ERROR 4: Only a European Palm Oil Certification Scheme Can Solve the Problem.
FACT: The Report singles out Palm Oil voluntary certification systems for allowing “deforestation, forest degradation, illegitimate appropriation of land and other human rights violations” to take place.
That’s just plain false. First, as the EU has pointed out, Palm Oil’s deforestation footprint is significantly lower than that of beef, soybean and maize. Singling out palm oil has no basis in fact.
The reason deforestation takes place in developing countries is not because of Palm Oil, and a certification scheme won’t prevent it: deforestation happens in poor countries because farmers seek farmland to grow crops.
Land rights and human rights violations do not happen because of Palm Oil. Tightening up palm certification will not provide solutions for these problems because neither Palm Oil nor Palm Oil certification is their cause.

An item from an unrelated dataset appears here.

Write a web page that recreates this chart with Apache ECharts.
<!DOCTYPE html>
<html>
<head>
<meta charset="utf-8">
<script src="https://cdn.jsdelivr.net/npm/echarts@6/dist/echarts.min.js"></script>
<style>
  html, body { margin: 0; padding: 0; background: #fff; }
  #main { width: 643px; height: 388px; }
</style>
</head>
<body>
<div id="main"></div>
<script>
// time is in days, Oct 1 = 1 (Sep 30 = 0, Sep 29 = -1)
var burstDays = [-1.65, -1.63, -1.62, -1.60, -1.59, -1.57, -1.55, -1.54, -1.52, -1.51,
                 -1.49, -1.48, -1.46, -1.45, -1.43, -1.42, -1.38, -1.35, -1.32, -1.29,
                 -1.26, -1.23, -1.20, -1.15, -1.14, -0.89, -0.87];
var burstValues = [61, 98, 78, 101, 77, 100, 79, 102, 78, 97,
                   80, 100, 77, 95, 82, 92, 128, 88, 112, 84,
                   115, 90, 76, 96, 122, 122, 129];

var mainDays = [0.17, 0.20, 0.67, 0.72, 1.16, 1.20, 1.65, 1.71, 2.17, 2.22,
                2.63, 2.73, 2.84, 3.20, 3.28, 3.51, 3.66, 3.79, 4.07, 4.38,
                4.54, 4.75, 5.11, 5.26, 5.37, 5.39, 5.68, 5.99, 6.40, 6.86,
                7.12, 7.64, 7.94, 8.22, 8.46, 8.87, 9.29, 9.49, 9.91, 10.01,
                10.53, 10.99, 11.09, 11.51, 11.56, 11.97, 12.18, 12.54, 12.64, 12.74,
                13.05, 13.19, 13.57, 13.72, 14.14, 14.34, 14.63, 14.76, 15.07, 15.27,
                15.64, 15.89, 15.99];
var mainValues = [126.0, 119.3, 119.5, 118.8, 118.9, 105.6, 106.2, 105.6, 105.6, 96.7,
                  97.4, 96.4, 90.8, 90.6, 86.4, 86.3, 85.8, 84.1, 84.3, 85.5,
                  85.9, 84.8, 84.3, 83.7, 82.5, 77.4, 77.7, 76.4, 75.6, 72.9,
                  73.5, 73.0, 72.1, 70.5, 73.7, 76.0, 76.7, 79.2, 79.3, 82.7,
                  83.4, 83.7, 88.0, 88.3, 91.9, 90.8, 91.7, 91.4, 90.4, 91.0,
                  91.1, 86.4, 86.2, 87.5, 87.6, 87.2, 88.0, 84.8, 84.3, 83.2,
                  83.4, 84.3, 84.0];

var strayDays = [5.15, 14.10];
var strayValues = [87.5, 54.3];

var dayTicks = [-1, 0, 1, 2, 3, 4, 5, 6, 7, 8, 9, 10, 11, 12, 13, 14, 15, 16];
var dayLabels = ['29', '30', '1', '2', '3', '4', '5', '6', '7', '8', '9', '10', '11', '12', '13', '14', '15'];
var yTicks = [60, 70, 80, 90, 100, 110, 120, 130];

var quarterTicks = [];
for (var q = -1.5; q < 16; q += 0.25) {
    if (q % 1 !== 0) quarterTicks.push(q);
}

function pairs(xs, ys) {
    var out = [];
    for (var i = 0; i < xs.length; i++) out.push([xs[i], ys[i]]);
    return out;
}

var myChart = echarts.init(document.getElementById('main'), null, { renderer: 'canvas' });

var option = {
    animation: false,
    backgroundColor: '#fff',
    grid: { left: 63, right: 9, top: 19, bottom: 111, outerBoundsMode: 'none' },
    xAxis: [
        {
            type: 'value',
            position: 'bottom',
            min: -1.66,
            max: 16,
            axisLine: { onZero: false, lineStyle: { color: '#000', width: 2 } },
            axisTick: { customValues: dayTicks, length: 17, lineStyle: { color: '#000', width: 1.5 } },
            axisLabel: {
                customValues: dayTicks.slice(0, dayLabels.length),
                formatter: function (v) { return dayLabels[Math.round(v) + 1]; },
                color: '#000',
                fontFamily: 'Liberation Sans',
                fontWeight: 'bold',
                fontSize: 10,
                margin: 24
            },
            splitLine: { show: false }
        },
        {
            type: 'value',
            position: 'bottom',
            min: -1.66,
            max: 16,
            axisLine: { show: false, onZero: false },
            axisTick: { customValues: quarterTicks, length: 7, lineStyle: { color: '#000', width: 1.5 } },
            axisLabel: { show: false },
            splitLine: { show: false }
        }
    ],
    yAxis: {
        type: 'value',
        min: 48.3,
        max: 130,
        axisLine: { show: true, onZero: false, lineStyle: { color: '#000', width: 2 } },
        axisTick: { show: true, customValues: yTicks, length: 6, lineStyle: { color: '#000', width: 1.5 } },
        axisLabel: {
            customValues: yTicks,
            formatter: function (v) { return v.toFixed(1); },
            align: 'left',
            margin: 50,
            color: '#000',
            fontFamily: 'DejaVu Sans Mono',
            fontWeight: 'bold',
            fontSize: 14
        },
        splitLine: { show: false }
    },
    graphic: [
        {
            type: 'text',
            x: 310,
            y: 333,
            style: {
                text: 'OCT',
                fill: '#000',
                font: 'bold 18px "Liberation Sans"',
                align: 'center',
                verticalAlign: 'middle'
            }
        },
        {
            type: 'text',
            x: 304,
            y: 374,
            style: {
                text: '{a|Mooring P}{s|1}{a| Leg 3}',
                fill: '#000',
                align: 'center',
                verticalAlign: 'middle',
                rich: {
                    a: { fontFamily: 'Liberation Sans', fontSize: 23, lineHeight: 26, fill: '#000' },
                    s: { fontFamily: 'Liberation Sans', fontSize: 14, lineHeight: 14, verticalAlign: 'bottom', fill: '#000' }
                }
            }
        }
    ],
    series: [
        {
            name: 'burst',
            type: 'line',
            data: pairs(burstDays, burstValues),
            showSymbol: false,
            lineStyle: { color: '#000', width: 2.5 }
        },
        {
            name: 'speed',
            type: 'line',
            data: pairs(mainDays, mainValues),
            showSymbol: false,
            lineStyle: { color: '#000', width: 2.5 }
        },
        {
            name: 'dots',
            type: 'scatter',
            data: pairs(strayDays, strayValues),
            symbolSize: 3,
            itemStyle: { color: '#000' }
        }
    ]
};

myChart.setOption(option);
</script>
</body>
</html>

Malaysia has strong laws and regulatory systems regulating the Palm Oil industry. The Malaysian Sustainable Palm Oil (MSPO) standard has been launched on a voluntary basis and will become mandatory by 2019.
The mere suggestion that a European Union-forced certification scheme targeting Palm Oil is necessary is patently absurd. Notwithstanding that such a scheme would bring about unequal treatment of Palm Oil, and violate the EU’s commitments under WTO rules.
This latest report is, again, filled with inaccuracies. It’s really just more fake news coming out of Brussels on Palm Oil. MEP Hautala thinks that ending Palm Oil will end deforestation. But deforestation – particularly when paired with poverty – is complex. The sooner the EU realizes this the sooner they might contribute to sustainable development.